__Task to complete__. Drop every picture, then transcribe the remaining data exactly.

--- start ---

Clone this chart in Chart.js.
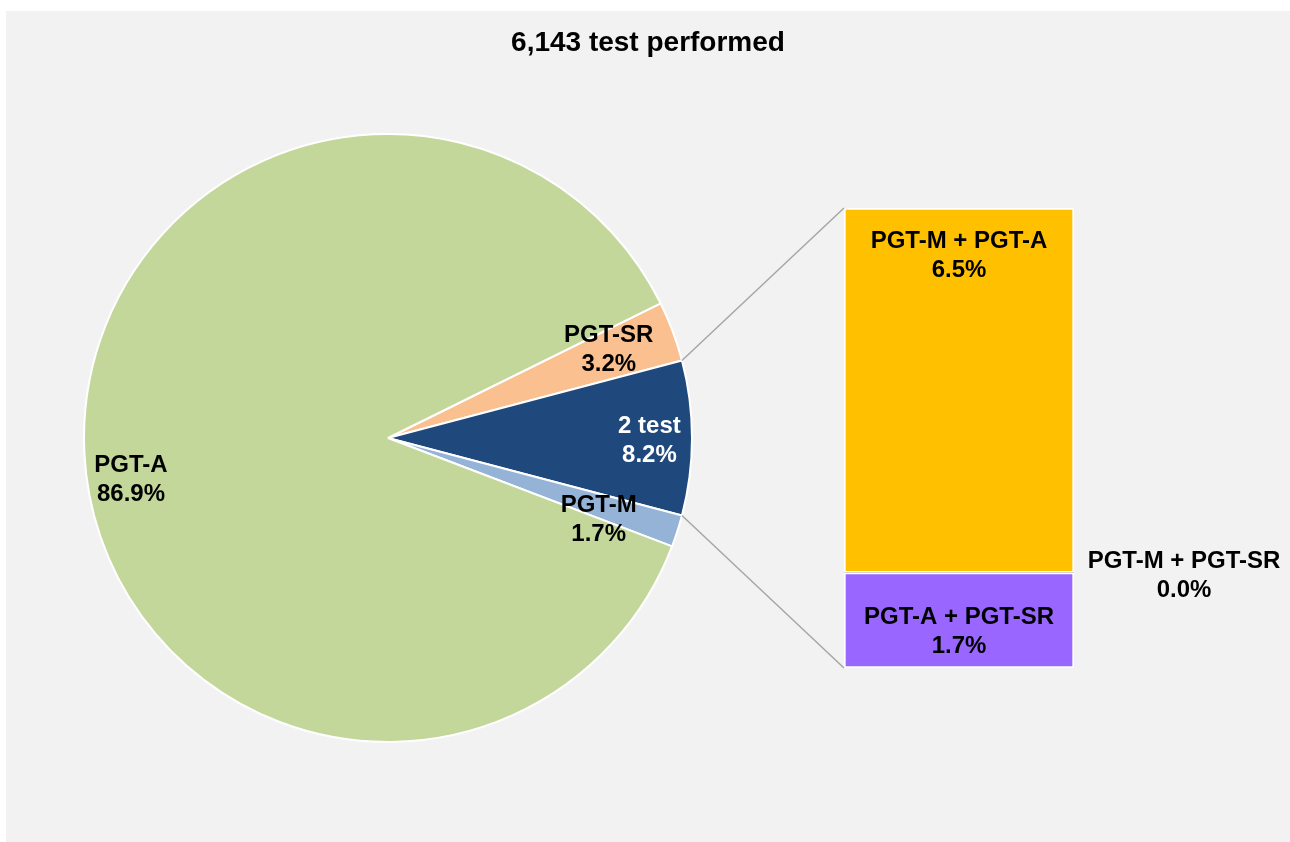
<!doctype html>
<html lang="en">
<head>
  <meta charset="utf-8" />
  <title>6,143 test performed</title>
  <script src="https://cdn.jsdelivr.net/npm/chart.js@4"></script>
  <style>
    body { margin: 0; background: #fff; }
    .panel { position: absolute; left: 6px; top: 11px; width: 1284px; height: 831px; background: #f2f2f2; }
    canvas { position: absolute; }
    #pie { left: 68px; top: 118px; }
    #bar { left: 844px; top: 208px; }
    #overlay { left: 0; top: 0; pointer-events: none; }
  </style>
</head>
<body>
  <div class="panel"></div>
  <canvas id="pie" width="640" height="640"></canvas>
  <canvas id="bar" width="230" height="460"></canvas>
  <canvas id="overlay" width="1290" height="842"></canvas>

  <script>
    // chart data
    const chartTitle = '6,143 test performed';

    // pie slices, clockwise starting just above the "2 test" slice
    const pieLabels = ['PGT-SR', '2 test', 'PGT-M', 'PGT-A'];
    const pieValues = [3.2, 8.2, 1.7, 86.9];
    const pieColors = ['#fac090', '#1f497d', '#95b3d7', '#c4d79b'];
    const pieTextColors = ['#000', '#fff', '#000', '#000'];
    const splitIndex = 1; // slice broken out into the bar

    // bar segments, bottom to top
    const barLabels = ['PGT-A + PGT-SR', 'PGT-M + PGT-SR', 'PGT-M + PGT-A'];
    const barValues = [1.7, 0.0, 6.5];
    const barColors = ['#9966ff', '#7f7f7f', '#ffc000'];

    // label placement: [radius fraction, angle shift in degrees]
    const pieLabelPlace = [[0.785, -1.8], [0.86, 0], [0.74, 2.7], [0.855, -5.9]];

    const FONT = "'Liberation Sans', Arial, sans-serif";
    const fmt = v => v.toFixed(1) + '%';

    const pieTotal = pieValues.reduce((a, b) => a + b, 0);
    const barTotal = barValues.reduce((a, b) => a + b, 0);
    // turn the pie so the split slice faces the bar
    let before = 0;
    for (let i = 0; i < splitIndex; i++) before += pieValues[i];
    const pieRotation = 90 - (before + pieValues[splitIndex] / 2) / pieTotal * 360;

    const pieChart = new Chart(document.getElementById('pie'), {
      type: 'pie',
      data: {
        labels: pieLabels,
        datasets: [{
          data: pieValues,
          backgroundColor: pieColors,
          borderColor: '#fff',
          borderWidth: 2
        }]
      },
      options: {
        responsive: false,
        animation: false,
        radius: 304,
        rotation: pieRotation,
        plugins: { legend: { display: false }, tooltip: { enabled: false } }
      }
    });

    const barChart = new Chart(document.getElementById('bar'), {
      type: 'bar',
      data: {
        labels: [''],
        datasets: barLabels.map((lab, i) => ({
          label: lab,
          data: [barValues[i]],
          backgroundColor: barColors[i],
          borderColor: '#fff',
          borderWidth: barValues[i] > 0 ? 2 : 0,
          borderSkipped: false,
          categoryPercentage: 1,
          barPercentage: 1
        }))
      },
      options: {
        responsive: false,
        animation: false,
        plugins: { legend: { display: false }, tooltip: { enabled: false } },
        scales: {
          x: { display: false, stacked: true },
          y: { display: false, stacked: true, min: 0, max: barTotal }
        }
      }
    });

    // overlay: title, connector lines, data labels
    const ctx = document.getElementById('overlay').getContext('2d');
    const pieEl = document.getElementById('pie');
    const barEl = document.getElementById('bar');
    const px = pieEl.offsetLeft, py = pieEl.offsetTop;
    const bx = barEl.offsetLeft, by = barEl.offsetTop;

    function drawLines(lines, cx, cy, color) {
      ctx.font = 'bold 24px ' + FONT;
      ctx.fillStyle = color;
      ctx.textAlign = 'center';
      ctx.textBaseline = 'middle';
      const lh = 29;
      lines.forEach((t, i) => {
        ctx.fillText(t, cx, cy + 3 + (i - (lines.length - 1) / 2) * lh);
      });
    }

    // title
    ctx.font = 'bold 28px ' + FONT;
    ctx.fillStyle = '#000';
    ctx.textAlign = 'center';
    ctx.textBaseline = 'middle';
    ctx.fillText(chartTitle, 648, 43);

    // connectors from the split slice to the bar
    const arcs = pieChart.getDatasetMeta(0).data;
    const split = arcs[splitIndex];
    const topSeg = barChart.getDatasetMeta(barValues.length - 1).data[0];
    const botSeg = barChart.getDatasetMeta(0).data[0];
    const barLeft = bx + topSeg.x - topSeg.width / 2;
    const barRight = bx + topSeg.x + topSeg.width / 2;
    ctx.strokeStyle = '#a6a6a6';
    ctx.lineWidth = 1.5;
    ctx.beginPath();
    ctx.moveTo(px + split.x + Math.cos(split.startAngle) * split.outerRadius,
               py + split.y + Math.sin(split.startAngle) * split.outerRadius);
    ctx.lineTo(barLeft, by + topSeg.y);
    ctx.moveTo(px + split.x + Math.cos(split.endAngle) * split.outerRadius,
               py + split.y + Math.sin(split.endAngle) * split.outerRadius);
    ctx.lineTo(barLeft, by + botSeg.base);
    ctx.stroke();

    // pie labels
    arcs.forEach((a, i) => {
      const [f, shift] = pieLabelPlace[i];
      const ang = (a.startAngle + a.endAngle) / 2 + shift * Math.PI / 180;
      const r = a.outerRadius * f;
      drawLines([pieLabels[i], fmt(pieValues[i] / pieTotal * 100)],
        px + a.x + Math.cos(ang) * r, py + a.y + Math.sin(ang) * r, pieTextColors[i]);
    });

    // bar labels
    barLabels.forEach((lab, i) => {
      const seg = barChart.getDatasetMeta(i).data[0];
      const txt = [lab, fmt(barValues[i])];
      if (barValues[i] === 0) {
        drawLines(txt, barRight + 110, by + seg.y, '#000');
      } else if (i === barLabels.length - 1) {
        drawLines(txt, bx + seg.x, by + seg.y + 45, '#000');
      } else {
        drawLines(txt, bx + seg.x, by + (seg.y + seg.base) / 2 + 9, '#000');
      }
    });
  </script>
</body>
</html>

--- end ---

__Solution__.
Clone this chart in Chart.js.
<!doctype html>
<html lang="en">
<head>
  <meta charset="utf-8" />
  <title>6,143 test performed</title>
  <script src="https://cdn.jsdelivr.net/npm/chart.js@4"></script>
  <style>
    body { margin: 0; background: #fff; }
    .panel { position: absolute; left: 6px; top: 11px; width: 1284px; height: 831px; background: #f2f2f2; }
    canvas { position: absolute; }
    #pie { left: 68px; top: 118px; }
    #bar { left: 844px; top: 208px; }
    #overlay { left: 0; top: 0; pointer-events: none; }
  </style>
</head>
<body>
  <div class="panel"></div>
  <canvas id="pie" width="640" height="640"></canvas>
  <canvas id="bar" width="230" height="460"></canvas>
  <canvas id="overlay" width="1290" height="842"></canvas>

  <script>
    // chart data
    const chartTitle = '6,143 test performed';

    // pie slices, clockwise starting just above the "2 test" slice
    const pieLabels = ['PGT-SR', '2 test', 'PGT-M', 'PGT-A'];
    const pieValues = [3.2, 8.2, 1.7, 86.9];
    const pieColors = ['#fac090', '#1f497d', '#95b3d7', '#c4d79b'];
    const pieTextColors = ['#000', '#fff', '#000', '#000'];
    const splitIndex = 1; // slice broken out into the bar

    // bar segments, bottom to top
    const barLabels = ['PGT-A + PGT-SR', 'PGT-M + PGT-SR', 'PGT-M + PGT-A'];
    const barValues = [1.7, 0.0, 6.5];
    const barColors = ['#9966ff', '#7f7f7f', '#ffc000'];

    // label placement: [radius fraction, angle shift in degrees]
    const pieLabelPlace = [[0.785, -1.8], [0.86, 0], [0.74, 2.7], [0.855, -5.9]];

    const FONT = "'Liberation Sans', Arial, sans-serif";
    const fmt = v => v.toFixed(1) + '%';

    const pieTotal = pieValues.reduce((a, b) => a + b, 0);
    const barTotal = barValues.reduce((a, b) => a + b, 0);
    // turn the pie so the split slice faces the bar
    let before = 0;
    for (let i = 0; i < splitIndex; i++) before += pieValues[i];
    const pieRotation = 90 - (before + pieValues[splitIndex] / 2) / pieTotal * 360;

    const pieChart = new Chart(document.getElementById('pie'), {
      type: 'pie',
      data: {
        labels: pieLabels,
        datasets: [{
          data: pieValues,
          backgroundColor: pieColors,
          borderColor: '#fff',
          borderWidth: 2
        }]
      },
      options: {
        responsive: false,
        animation: false,
        radius: 304,
        rotation: pieRotation,
        plugins: { legend: { display: false }, tooltip: { enabled: false } }
      }
    });

    const barChart = new Chart(document.getElementById('bar'), {
      type: 'bar',
      data: {
        labels: [''],
        datasets: barLabels.map((lab, i) => ({
          label: lab,
          data: [barValues[i]],
          backgroundColor: barColors[i],
          borderColor: '#fff',
          borderWidth: barValues[i] > 0 ? 2 : 0,
          borderSkipped: false,
          categoryPercentage: 1,
          barPercentage: 1
        }))
      },
      options: {
        responsive: false,
        animation: false,
        plugins: { legend: { display: false }, tooltip: { enabled: false } },
        scales: {
          x: { display: false, stacked: true },
          y: { display: false, stacked: true, min: 0, max: barTotal }
        }
      }
    });

    // overlay: title, connector lines, data labels
    const ctx = document.getElementById('overlay').getContext('2d');
    const pieEl = document.getElementById('pie');
    const barEl = document.getElementById('bar');
    const px = pieEl.offsetLeft, py = pieEl.offsetTop;
    const bx = barEl.offsetLeft, by = barEl.offsetTop;

    function drawLines(lines, cx, cy, color) {
      ctx.font = 'bold 24px ' + FONT;
      ctx.fillStyle = color;
      ctx.textAlign = 'center';
      ctx.textBaseline = 'middle';
      const lh = 29;
      lines.forEach((t, i) => {
        ctx.fillText(t, cx, cy + 3 + (i - (lines.length - 1) / 2) * lh);
      });
    }

    // title
    ctx.font = 'bold 28px ' + FONT;
    ctx.fillStyle = '#000';
    ctx.textAlign = 'center';
    ctx.textBaseline = 'middle';
    ctx.fillText(chartTitle, 648, 43);

    // connectors from the split slice to the bar
    const arcs = pieChart.getDatasetMeta(0).data;
    const split = arcs[splitIndex];
    const topSeg = barChart.getDatasetMeta(barValues.length - 1).data[0];
    const botSeg = barChart.getDatasetMeta(0).data[0];
    const barLeft = bx + topSeg.x - topSeg.width / 2;
    const barRight = bx + topSeg.x + topSeg.width / 2;
    ctx.strokeStyle = '#a6a6a6';
    ctx.lineWidth = 1.5;
    ctx.beginPath();
    ctx.moveTo(px + split.x + Math.cos(split.startAngle) * split.outerRadius,
               py + split.y + Math.sin(split.startAngle) * split.outerRadius);
    ctx.lineTo(barLeft, by + topSeg.y);
    ctx.moveTo(px + split.x + Math.cos(split.endAngle) * split.outerRadius,
               py + split.y + Math.sin(split.endAngle) * split.outerRadius);
    ctx.lineTo(barLeft, by + botSeg.base);
    ctx.stroke();

    // pie labels
    arcs.forEach((a, i) => {
      const [f, shift] = pieLabelPlace[i];
      const ang = (a.startAngle + a.endAngle) / 2 + shift * Math.PI / 180;
      const r = a.outerRadius * f;
      drawLines([pieLabels[i], fmt(pieValues[i] / pieTotal * 100)],
        px + a.x + Math.cos(ang) * r, py + a.y + Math.sin(ang) * r, pieTextColors[i]);
    });

    // bar labels
    barLabels.forEach((lab, i) => {
      const seg = barChart.getDatasetMeta(i).data[0];
      const txt = [lab, fmt(barValues[i])];
      if (barValues[i] === 0) {
        drawLines(txt, barRight + 110, by + seg.y, '#000');
      } else if (i === barLabels.length - 1) {
        drawLines(txt, bx + seg.x, by + seg.y + 45, '#000');
      } else {
        drawLines(txt, bx + seg.x, by + (seg.y + seg.base) / 2 + 9, '#000');
      }
    });
  </script>
</body>
</html>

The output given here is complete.